Popularity grows for direct cutting

Many more UK oilseed rape growers are desiccating and combining their crops directly, irrespective of variety.

That is a key finding from a Best of British Oilseeds survey designed to pinpoint scope for time and cost savings at harvest.

“Regardless of variety type there has been a clear move towards direct combining over the past five years,” says BoBO trials manager David Langton.

Overall, the survey, of over 280 Masstock growers in 40 counties of England and Scotland, found that three-quarters of crops were entirely or mostly direct-cut in 2005. With low biomass varieties the figure was 83%. By contrast nearly a third (30%) of high biomass types were swathed.

Roundup (glyphosate) desiccation was widely used across all variety types, about half the growers desiccating all their crops and 66% all or most of them. Only 24% were not so treated – more or less in line with the proportion committed to swathing.

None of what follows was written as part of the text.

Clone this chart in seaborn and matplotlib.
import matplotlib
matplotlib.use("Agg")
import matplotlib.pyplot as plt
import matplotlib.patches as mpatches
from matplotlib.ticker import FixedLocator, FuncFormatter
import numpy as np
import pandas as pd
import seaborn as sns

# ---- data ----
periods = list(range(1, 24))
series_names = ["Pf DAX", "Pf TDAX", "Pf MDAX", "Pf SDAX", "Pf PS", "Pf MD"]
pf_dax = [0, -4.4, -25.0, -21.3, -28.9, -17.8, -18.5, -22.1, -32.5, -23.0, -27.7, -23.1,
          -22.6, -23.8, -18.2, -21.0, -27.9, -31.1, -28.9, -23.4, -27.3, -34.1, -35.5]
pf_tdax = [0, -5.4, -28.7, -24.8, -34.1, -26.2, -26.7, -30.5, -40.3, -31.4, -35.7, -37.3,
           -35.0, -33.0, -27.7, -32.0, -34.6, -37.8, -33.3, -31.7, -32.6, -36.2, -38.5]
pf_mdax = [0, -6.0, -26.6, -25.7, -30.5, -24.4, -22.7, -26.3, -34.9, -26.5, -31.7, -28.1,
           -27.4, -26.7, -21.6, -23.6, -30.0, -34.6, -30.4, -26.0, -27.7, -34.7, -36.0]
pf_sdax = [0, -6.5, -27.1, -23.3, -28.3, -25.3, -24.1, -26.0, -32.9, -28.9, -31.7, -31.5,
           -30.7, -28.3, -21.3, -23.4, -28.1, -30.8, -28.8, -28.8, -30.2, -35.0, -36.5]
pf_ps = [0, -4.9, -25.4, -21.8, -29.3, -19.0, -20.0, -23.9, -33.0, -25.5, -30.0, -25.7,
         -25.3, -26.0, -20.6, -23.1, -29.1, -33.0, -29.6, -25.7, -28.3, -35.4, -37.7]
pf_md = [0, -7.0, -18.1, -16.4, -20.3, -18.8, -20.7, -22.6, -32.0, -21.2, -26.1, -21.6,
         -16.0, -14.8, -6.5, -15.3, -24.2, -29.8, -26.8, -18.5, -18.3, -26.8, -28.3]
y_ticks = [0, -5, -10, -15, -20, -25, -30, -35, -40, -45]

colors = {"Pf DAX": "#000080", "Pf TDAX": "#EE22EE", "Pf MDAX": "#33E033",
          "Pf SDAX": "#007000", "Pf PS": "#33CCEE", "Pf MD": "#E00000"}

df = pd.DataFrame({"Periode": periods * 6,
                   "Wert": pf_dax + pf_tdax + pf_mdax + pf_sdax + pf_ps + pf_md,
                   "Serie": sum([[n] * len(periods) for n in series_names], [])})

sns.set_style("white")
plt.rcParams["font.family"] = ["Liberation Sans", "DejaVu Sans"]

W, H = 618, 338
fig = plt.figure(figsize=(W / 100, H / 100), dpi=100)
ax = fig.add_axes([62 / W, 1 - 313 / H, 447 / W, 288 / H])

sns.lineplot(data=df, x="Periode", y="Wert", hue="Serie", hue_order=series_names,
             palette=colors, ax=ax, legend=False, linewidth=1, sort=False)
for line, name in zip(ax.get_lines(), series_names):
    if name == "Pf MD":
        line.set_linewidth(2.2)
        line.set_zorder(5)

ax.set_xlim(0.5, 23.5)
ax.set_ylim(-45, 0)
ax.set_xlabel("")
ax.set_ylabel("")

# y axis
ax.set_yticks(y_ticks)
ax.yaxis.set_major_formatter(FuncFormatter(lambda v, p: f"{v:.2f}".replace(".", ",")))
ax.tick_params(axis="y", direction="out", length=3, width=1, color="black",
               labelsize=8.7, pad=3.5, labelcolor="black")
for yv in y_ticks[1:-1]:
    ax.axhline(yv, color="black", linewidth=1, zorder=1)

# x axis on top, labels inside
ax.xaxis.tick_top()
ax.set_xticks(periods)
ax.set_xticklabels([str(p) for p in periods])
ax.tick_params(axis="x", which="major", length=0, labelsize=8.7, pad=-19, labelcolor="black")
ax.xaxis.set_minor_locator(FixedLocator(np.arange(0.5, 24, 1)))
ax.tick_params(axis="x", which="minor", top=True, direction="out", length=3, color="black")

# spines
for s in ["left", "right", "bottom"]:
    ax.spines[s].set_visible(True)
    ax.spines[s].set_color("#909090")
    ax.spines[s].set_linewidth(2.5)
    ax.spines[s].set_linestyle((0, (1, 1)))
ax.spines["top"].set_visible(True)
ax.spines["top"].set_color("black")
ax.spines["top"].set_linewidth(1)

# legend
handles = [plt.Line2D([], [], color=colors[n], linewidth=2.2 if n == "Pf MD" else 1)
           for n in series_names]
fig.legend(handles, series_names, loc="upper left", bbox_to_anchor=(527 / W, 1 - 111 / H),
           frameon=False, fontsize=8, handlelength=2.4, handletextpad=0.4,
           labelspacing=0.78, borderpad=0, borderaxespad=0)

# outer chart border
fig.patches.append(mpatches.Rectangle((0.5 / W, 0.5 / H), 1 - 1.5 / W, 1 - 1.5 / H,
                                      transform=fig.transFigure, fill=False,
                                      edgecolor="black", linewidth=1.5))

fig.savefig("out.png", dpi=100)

Cheaper, faster harvesting and reduced contractor use were the key benefits of direct cutting, according to producers. But more reliable and timely harvesting with lower losses were also noted.

“The value of reliable desiccation is underlined by the very much greater benefits seen by those who desiccate all their crops with Roundup compared with those who desiccate none,” says Mr Langton.

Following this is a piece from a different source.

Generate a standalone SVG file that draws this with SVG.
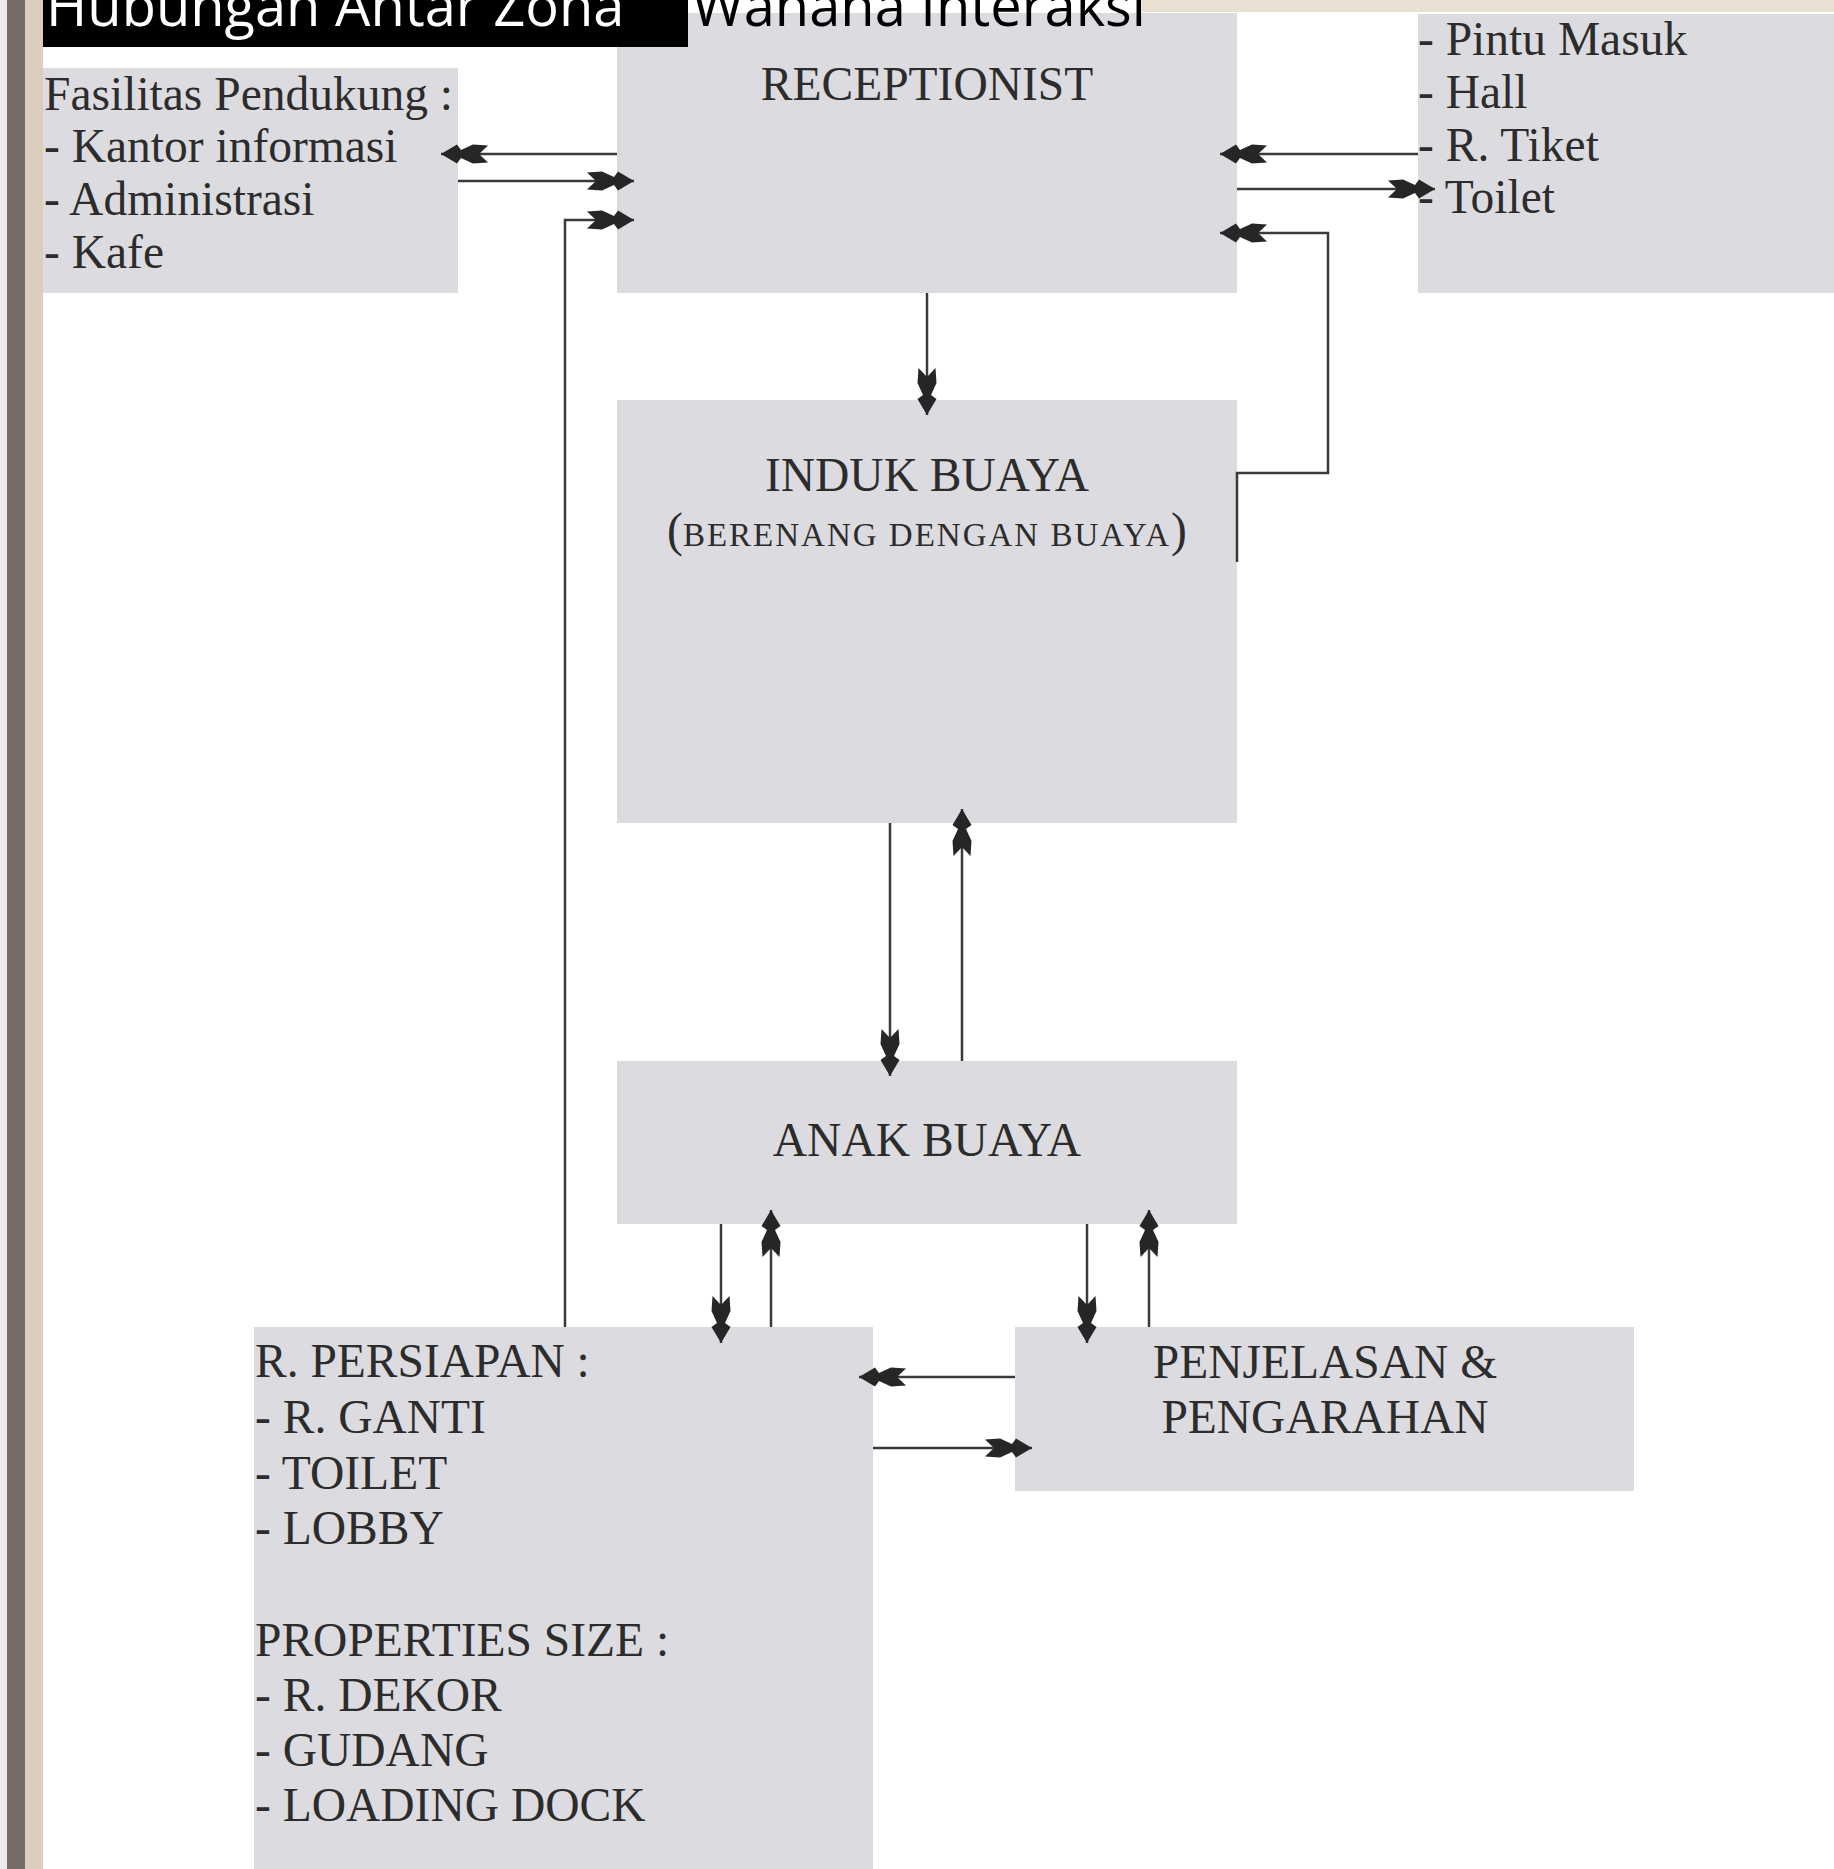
<svg xmlns="http://www.w3.org/2000/svg" width="1834" height="1869" viewBox="0 0 1834 1869">
  <style>
    .box { fill: #dcdce0; }
    .lbl { font-family: "Liberation Serif", "Times New Roman", serif; font-size: 47.5px; fill: #2c2c2c; }
    .mid { text-anchor: middle; }
    .title { font-family: "Open Sans", "Liberation Sans", sans-serif; font-size: 56px; }
    .wire { fill: none; stroke: #3a3a3a; stroke-width: 2.5; }
  </style>
  <defs>
    <!-- barbed arrowhead, tip at the end of the path -->
    <marker id="ah" markerUnits="userSpaceOnUse" markerWidth="60" markerHeight="24" viewBox="-50 -12 60 24" refX="0" refY="0" orient="auto" overflow="visible">
      <path d="M0,0 L-16,-9.5 L-20,-4 L-32,-9.5 L-47,-8.5 L-38,0 L-47,8.5 L-32,9.5 L-20,4 L-16,9.5 Z" fill="#262626"/>
    </marker>
  </defs>

  <rect width="1834" height="1869" fill="#ffffff"/>

  <!-- page edge -->
  <rect x="0" y="0" width="7" height="1869" fill="#ecebec"/>
  <rect x="7" y="0" width="18" height="1869" fill="#776b68"/>
  <rect x="25" y="0" width="18" height="1869" fill="#ddcdbf"/>
  <rect x="1142" y="0" width="692" height="12" fill="#e9e0d2"/>

  <!-- nodes -->
  <g id="fasilitas">
    <rect class="box" x="43" y="68" width="415" height="225"/>
    <text class="lbl" x="44" y="110">Fasilitas Pendukung :</text>
    <text class="lbl" x="44" y="162">- Kantor informasi</text>
    <text class="lbl" x="44" y="215">- Administrasi</text>
    <text class="lbl" x="44" y="268">- Kafe</text>
  </g>

  <g id="receptionist">
    <rect class="box" x="617" y="13" width="620" height="280"/>
    <text class="lbl mid" x="927" y="100">RECEPTIONIST</text>
  </g>

  <g id="entrance">
    <rect class="box" x="1418" y="14" width="416" height="279"/>
    <text class="lbl" x="1418" y="55">- Pintu Masuk</text>
    <text class="lbl" x="1418" y="108">- Hall</text>
    <text class="lbl" x="1418" y="161">- R. Tiket</text>
    <text class="lbl" x="1418" y="213">- Toilet</text>
  </g>

  <g id="induk-buaya">
    <rect class="box" x="617" y="400" width="620" height="423"/>
    <text class="lbl mid" x="927" y="491">INDUK BUAYA</text>
    <text class="lbl mid" x="927" y="546"><tspan>(</tspan><tspan font-size="33" letter-spacing="2">BERENANG DENGAN BUAYA</tspan><tspan>)</tspan></text>
  </g>

  <g id="anak-buaya">
    <rect class="box" x="617" y="1061" width="620" height="163"/>
    <text class="lbl mid" x="927" y="1156">ANAK BUAYA</text>
  </g>

  <g id="persiapan">
    <rect class="box" x="254" y="1327" width="619" height="542"/>
    <text class="lbl" x="255" y="1377">R. PERSIAPAN :</text>
    <text class="lbl" x="255" y="1433">- R. GANTI</text>
    <text class="lbl" x="255" y="1489">- TOILET</text>
    <text class="lbl" x="255" y="1544">- LOBBY</text>
    <text class="lbl" x="255" y="1656">PROPERTIES SIZE :</text>
    <text class="lbl" x="255" y="1711">- R. DEKOR</text>
    <text class="lbl" x="255" y="1766">- GUDANG</text>
    <text class="lbl" x="255" y="1821">- LOADING DOCK</text>
  </g>

  <g id="penjelasan">
    <rect class="box" x="1015" y="1327" width="619" height="164"/>
    <text class="lbl mid" x="1325" y="1378">PENJELASAN &amp;</text>
    <text class="lbl mid" x="1325" y="1433">PENGARAHAN</text>
  </g>

  <!-- title bar, its lettering runs off the top edge -->
  <g id="title">
    <rect x="43" y="0" width="645" height="47" fill="#000000"/>
    <text class="title" x="46" y="26" fill="#ffffff">Hubungan Antar Zona</text>
    <text class="title" x="692" y="26" fill="#000000">Wahana Interaksi</text>
  </g>

  <!-- connectors -->
  <g id="connectors" class="wire" marker-end="url(#ah)">
    <path d="M617,154 H441"/>
    <path d="M458,181 H634"/>
    <path d="M565,1327 V220 H634"/>
    <path d="M1418,154 H1220"/>
    <path d="M1237,189 H1435"/>
    <path d="M1237,562 V473 H1328 V233 H1220"/>
    <path d="M927,293 V415"/>
    <path d="M890,823 V1076"/>
    <path d="M962,1061 V809"/>
    <path d="M721,1224 V1343"/>
    <path d="M771,1327 V1210"/>
    <path d="M1087,1224 V1343"/>
    <path d="M1149,1327 V1210"/>
    <path d="M1015,1377 H859"/>
    <path d="M873,1448 H1032"/>
  </g>
</svg>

Lodged and tall crops were seen as the main reasons for combining difficulties, and the survey showed that despite relatively good harvesting conditions last summer, variety type still influenced ease of combining.

Over 60% of low biomass types caused no problems, but with high biomass types the figure was only 28%. “The fact that Winner is mentioned by growers as among both the easiest and least easy to combine underlines the extent to which some varieties can vary in their harvestability from season to season and farm to farm.”

In assessing the characteristics of eight widely grown varieties the survey suggests that while there is a clear correlation between high harvestability and low biomass, there is little, if any, correlation to gross output level.